Cannabinoid.
Now, if you’re good with words, you might have noticed that cannabinoid sounds a lot like cannabis. And you would be right. Only, cannabinoids come from inside your body. They are hormones made in your own liver and kidneys from omega-6 fatty acids.
Cannabis sativa has been around for 4000 years, but the Obesity Epidemic is fairly recent. Some smart scientists saw a connection and decided to study the munchies.
The discovery of these natural-munchie-makers started when curious scientists wanted to understand why marijuana caused users to eat compulsively. They found that our body made a hormone with a similar effect. The targets for this appetite-maker live not only in our brain but also in the fat around and inside our bellies.
When our body is working well, the pancreas makes insulin, which takes sugar and moves it from the blood into the cells. Cannabinoids mess with the ability of insulin to do this job. Someone with type 2 diabetes might have lots of insulin, but because of this cannabinoid system, can’t use it. Their muscles are prevented from accessing the carbohydrates they eat. With this misuse, the brain sends faulty signals. “EMERGENCY! Your brain doesn’t have enough sugar. EAT. EAT. EAT.”
This cannabinoid system is quite cleverly independent of the other systems that control our drive to seek rewards in foods. Scientists found too that these hormones aren’t happy if we’re just eating salads and whole grains. Cannabinoids plant the idea that we want fatty foods and foods rich in sugar. Doughnuts anyone? The biological basis for these types of food binges is that our cannabinoid receptors, a lot of which we are carrying around our midsection, cause uncontrollable urges that drive us toward cuisine that in effect adds to our waist circumference. This pushes us toward more binging. Are you getting the vicious cycle here?
Cannabinoids also stimulate the liver to make more fat, which elevates the triglyceride levels and the LDL (lousy blood fat) putting us more at risk for high blood pressure, heart disease and diabetes.
In the years since we were cavemen, we humans have evolved to survive, to take advantage of our environment so we could populate the planet. You might ask then, why have our bodies developed in the maladaptive way?
Cannabinoids whether exogenous (coming from outside our body) or endogenous (produced inside our body) have a purpose. More than one, actually.
They calm us after periods of stress, which as doctors Roizen and Oz tell us in the book, You Staying Young, happened during times when our prehistoric ancestors couldn’t find enough food. Cannabinoids said, “Hey, relax, dude. No worries, we’ll just get really efficient at storing what fat you have.” Hence our tendency to hold onto flab.
In the early days of mankind, fat storage was adaptive. It allowed us to get through until our next Wooly Mammoth burger. While we waited and starved, the oddest things started to look appetizing to us. The disgusting-quotient didn’t exist. Anyone who has ever watched Bizarre Foods on the Food Channel has seen how we humans can adjust to eating just about anything. Thank you cannabinoids!
If just-about-anything was fruits and vegetables, this prehistoric response wouldn’t be so bad.
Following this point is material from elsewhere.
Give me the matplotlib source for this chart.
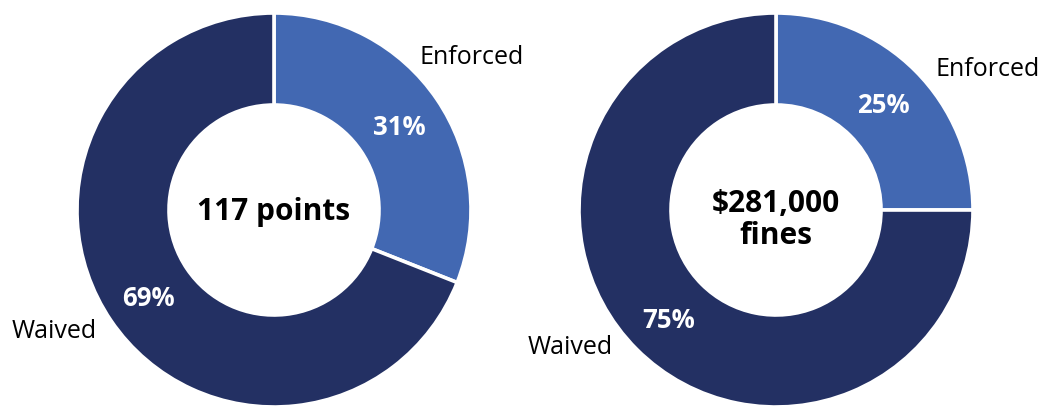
import matplotlib.pyplot as plt

# Enforced vs waived shares
labels = ['Enforced', 'Waived']
points_share = [31, 69]
fines_share = [25, 75]
points_total = '117 points'
fines_total = '$281,000\nfines'

colors = ['#4268B2', '#233063']

W, H = 1042, 407
plt.rcParams['font.family'] = ['Open Sans', 'DejaVu Sans']

fig = plt.figure(figsize=(W / 100, H / 100), dpi=100)
ax = fig.add_axes([0, 0, 1, 1])

R, ring = 197, 92


def donut(values, cx, cy, center_text, text_y, name_pos):
    _, _, pcts = ax.pie(values, colors=colors, center=(cx, H - cy), radius=R,
                        startangle=90, counterclock=False, autopct='%d%%',
                        pctdistance=0.77, frame=True,
                        wedgeprops=dict(width=ring, edgecolor='white', linewidth=2.6),
                        textprops=dict(color='white', fontsize=18.5, fontweight='bold'))
    for t in pcts:
        t.set_va('center_baseline')
    ax.text(cx, H - text_y, center_text, ha='center', va='center',
            fontsize=21.5, fontweight='bold', linespacing=1.05)
    for name, (x, y, ha) in zip(labels, name_pos):
        ax.text(x, H - y, name, ha=ha, va='center', fontsize=18, color='black')


donut(points_share, 274, 210, points_total, 212,
      [(420, 57, 'left'), (97, 332, 'right')])
donut(fines_share, 776, 210, fines_total, 220,
      [(935, 70, 'left'), (613, 347, 'right')])

ax.set_xlim(0, W)
ax.set_ylim(0, H)
ax.set_aspect('equal')
ax.axis('off')

fig.savefig('out.png', dpi=100, facecolor='white')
But these mischievous cannabinoids attract us to…you guessed it, the easily palatable ones: fatty, salty and sugary. Why else would someone have come up with a delicacy like chocolate covered bacon?
How do we turn this around? Make progress? Lose that midsection fat that’s sending us all the wrong messages? It’s difficult but not impossible.
Doctors Roizen and Oz use the metaphor of weight loss as swimming against a current. They say, “You either have to swim harder or slow the current. Strenuous exercise trains your muscles to use energy and restrict calories, especially unhealthy amounts of omega-6 fatty acids. Changing how we eat, avoiding foods that help make cannabinoids is a way to swim against the current.” That’s the swimming harder part.
But how do we slow the current?
Pharmaceutical companies Merck and Sanofi are now testing drugs that mess with the cannabinoid system. It may be a few years before they are approved in the U.S.
Even though what our bodies developed a long time ago to help us survive is now extremely inappropriate for the lives we are living today, it’s important not to let the current carry us too far downstream. Keep exercising and making healthful food choices. But realize it’s hard, and that you’re not imagining it when you experience the natural munchies. What you are feeling is real, and scientists are working on a remedy.